Return, exactly as written, every line from the first line of the data below through the line that contains "from matplotlib.ticker import FuncFormatter".

### Collected data
··········
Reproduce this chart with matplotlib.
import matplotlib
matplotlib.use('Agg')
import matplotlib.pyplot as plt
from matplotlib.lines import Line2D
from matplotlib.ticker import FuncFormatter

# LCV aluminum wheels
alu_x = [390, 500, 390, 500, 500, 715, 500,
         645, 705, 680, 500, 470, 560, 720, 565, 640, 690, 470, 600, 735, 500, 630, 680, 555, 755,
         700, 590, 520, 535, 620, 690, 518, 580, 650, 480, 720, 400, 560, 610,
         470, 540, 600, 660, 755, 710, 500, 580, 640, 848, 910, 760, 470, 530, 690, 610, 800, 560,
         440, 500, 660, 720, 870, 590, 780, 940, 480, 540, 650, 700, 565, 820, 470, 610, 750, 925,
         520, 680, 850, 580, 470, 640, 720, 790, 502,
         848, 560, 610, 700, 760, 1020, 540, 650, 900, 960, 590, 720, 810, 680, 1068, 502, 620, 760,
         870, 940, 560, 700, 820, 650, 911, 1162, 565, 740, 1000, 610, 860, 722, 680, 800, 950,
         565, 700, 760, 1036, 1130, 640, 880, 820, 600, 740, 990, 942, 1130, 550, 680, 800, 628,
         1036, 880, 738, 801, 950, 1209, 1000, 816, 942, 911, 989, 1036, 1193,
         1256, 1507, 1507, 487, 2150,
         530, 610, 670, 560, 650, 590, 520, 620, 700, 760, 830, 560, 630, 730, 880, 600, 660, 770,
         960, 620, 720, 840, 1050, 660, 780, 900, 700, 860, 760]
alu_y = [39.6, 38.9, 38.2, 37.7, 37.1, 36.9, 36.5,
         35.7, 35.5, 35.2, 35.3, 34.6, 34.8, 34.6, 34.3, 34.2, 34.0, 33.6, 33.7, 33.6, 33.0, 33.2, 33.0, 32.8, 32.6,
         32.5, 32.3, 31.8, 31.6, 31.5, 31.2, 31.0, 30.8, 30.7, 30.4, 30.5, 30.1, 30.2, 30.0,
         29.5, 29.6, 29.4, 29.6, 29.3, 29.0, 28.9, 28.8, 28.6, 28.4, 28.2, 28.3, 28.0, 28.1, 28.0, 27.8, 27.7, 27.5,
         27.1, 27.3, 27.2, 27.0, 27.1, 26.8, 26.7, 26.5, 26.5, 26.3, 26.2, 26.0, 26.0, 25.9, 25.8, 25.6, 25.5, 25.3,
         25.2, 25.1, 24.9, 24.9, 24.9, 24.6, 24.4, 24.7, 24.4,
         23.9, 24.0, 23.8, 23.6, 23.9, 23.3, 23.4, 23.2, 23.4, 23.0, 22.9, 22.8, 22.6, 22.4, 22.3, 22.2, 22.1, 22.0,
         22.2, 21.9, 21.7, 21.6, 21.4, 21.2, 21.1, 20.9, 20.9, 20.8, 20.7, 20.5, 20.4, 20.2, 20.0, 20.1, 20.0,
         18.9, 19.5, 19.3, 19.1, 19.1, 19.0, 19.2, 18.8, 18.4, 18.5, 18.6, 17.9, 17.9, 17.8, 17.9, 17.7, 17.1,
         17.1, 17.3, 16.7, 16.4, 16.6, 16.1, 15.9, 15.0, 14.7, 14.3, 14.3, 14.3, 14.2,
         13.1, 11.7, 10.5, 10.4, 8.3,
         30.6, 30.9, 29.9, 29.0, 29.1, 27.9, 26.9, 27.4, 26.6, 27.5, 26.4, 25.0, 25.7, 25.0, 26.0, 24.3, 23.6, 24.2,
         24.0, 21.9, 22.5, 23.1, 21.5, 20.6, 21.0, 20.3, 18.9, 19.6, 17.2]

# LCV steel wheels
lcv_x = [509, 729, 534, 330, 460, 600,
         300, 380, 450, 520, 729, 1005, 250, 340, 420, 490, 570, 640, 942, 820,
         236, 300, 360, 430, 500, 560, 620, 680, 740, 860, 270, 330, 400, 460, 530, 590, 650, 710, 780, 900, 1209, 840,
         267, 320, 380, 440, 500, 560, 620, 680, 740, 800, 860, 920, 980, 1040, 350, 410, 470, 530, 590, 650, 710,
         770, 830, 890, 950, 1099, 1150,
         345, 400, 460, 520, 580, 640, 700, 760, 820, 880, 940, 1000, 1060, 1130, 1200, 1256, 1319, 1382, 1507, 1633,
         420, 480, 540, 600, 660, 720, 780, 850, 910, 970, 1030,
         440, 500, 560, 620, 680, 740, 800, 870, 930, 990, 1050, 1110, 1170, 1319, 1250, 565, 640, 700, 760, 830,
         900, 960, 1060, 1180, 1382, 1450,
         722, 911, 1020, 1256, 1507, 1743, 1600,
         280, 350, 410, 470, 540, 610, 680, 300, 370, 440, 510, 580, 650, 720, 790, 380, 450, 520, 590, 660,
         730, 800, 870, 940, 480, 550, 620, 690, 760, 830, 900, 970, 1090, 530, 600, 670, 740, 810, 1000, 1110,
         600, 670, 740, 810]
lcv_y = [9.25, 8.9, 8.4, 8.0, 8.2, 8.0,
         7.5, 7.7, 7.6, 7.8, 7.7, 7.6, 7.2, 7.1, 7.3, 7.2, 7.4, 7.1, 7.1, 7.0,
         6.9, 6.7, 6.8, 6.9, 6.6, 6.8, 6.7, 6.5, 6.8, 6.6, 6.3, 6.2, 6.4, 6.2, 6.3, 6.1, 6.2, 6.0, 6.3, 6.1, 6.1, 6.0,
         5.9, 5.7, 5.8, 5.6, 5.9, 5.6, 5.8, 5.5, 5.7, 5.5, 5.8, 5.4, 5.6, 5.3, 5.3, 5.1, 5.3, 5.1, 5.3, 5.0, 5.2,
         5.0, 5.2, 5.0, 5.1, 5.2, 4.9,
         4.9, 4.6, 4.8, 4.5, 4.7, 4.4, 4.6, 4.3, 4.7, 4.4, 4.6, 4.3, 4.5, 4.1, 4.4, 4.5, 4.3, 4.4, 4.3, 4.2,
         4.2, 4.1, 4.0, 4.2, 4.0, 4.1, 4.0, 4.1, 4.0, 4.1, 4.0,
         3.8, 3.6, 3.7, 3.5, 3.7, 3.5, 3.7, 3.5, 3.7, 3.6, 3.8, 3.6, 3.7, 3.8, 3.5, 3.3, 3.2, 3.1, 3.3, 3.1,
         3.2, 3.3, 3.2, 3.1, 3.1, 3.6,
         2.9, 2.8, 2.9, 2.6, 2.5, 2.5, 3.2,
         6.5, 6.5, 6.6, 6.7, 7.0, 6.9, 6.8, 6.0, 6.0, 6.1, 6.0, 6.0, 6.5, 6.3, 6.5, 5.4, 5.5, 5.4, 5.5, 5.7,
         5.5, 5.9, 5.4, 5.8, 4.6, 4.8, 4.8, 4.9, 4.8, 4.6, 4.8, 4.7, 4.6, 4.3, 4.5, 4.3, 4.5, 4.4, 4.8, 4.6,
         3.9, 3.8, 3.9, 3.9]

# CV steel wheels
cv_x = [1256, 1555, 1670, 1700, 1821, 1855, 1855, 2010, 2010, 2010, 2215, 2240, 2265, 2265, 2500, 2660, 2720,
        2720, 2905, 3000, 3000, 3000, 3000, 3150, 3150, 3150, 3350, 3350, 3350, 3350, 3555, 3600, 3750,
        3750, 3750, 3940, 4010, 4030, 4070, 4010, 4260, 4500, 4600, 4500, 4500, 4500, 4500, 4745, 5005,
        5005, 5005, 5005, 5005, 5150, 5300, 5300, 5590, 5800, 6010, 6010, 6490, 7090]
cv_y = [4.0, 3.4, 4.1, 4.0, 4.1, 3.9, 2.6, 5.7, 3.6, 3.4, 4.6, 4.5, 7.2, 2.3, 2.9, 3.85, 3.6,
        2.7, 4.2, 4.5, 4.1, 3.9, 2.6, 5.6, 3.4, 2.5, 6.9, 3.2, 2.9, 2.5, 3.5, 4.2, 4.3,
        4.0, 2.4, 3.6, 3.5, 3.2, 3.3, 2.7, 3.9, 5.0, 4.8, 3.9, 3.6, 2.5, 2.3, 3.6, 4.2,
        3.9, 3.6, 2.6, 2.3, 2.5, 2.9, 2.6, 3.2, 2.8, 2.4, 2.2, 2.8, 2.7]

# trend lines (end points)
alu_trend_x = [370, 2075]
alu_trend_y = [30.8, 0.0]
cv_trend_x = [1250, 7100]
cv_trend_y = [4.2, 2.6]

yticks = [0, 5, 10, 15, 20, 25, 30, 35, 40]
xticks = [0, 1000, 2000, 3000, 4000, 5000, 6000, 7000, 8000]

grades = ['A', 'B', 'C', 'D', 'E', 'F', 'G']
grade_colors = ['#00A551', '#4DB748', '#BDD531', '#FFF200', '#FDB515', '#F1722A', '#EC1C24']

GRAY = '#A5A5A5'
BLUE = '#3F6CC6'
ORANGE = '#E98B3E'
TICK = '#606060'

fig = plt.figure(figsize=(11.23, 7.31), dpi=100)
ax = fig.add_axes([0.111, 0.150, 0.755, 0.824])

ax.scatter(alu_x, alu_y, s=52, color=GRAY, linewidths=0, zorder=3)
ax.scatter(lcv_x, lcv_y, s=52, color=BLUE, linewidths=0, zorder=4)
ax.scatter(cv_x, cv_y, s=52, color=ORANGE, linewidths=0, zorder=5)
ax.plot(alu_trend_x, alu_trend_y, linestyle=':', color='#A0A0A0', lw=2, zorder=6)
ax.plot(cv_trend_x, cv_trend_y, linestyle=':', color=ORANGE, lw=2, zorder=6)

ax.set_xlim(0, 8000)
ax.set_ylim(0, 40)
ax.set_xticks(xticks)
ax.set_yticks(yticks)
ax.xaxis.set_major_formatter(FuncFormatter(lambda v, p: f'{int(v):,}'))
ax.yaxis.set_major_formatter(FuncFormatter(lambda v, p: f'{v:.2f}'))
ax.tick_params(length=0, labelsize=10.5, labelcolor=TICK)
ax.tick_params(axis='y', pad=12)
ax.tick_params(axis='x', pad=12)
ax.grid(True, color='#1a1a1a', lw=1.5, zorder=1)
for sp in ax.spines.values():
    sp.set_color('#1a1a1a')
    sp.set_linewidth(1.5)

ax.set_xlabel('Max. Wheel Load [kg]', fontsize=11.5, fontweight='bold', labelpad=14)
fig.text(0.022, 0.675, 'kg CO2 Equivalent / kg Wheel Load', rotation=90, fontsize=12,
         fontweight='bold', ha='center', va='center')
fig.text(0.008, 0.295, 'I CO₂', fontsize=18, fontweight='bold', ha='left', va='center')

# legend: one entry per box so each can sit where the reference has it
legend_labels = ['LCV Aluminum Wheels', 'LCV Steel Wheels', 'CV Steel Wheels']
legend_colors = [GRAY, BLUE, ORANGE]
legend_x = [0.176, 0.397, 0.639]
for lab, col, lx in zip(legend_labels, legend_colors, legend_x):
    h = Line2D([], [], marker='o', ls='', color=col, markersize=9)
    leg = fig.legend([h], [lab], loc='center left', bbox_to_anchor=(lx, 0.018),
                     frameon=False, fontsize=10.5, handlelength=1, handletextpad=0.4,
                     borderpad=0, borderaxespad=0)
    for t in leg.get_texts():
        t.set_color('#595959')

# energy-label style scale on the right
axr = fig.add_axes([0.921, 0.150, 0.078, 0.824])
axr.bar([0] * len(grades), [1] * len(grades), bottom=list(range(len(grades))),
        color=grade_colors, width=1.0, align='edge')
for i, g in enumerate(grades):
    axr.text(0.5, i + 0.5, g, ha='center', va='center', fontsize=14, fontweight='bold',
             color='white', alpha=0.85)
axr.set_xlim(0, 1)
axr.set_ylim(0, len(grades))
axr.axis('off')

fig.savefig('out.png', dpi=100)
··········
### Result of this exercise
Reproduce this chart with matplotlib.
import matplotlib
matplotlib.use('Agg')
import matplotlib.pyplot as plt
from matplotlib.lines import Line2D
from matplotlib.ticker import FuncFormatter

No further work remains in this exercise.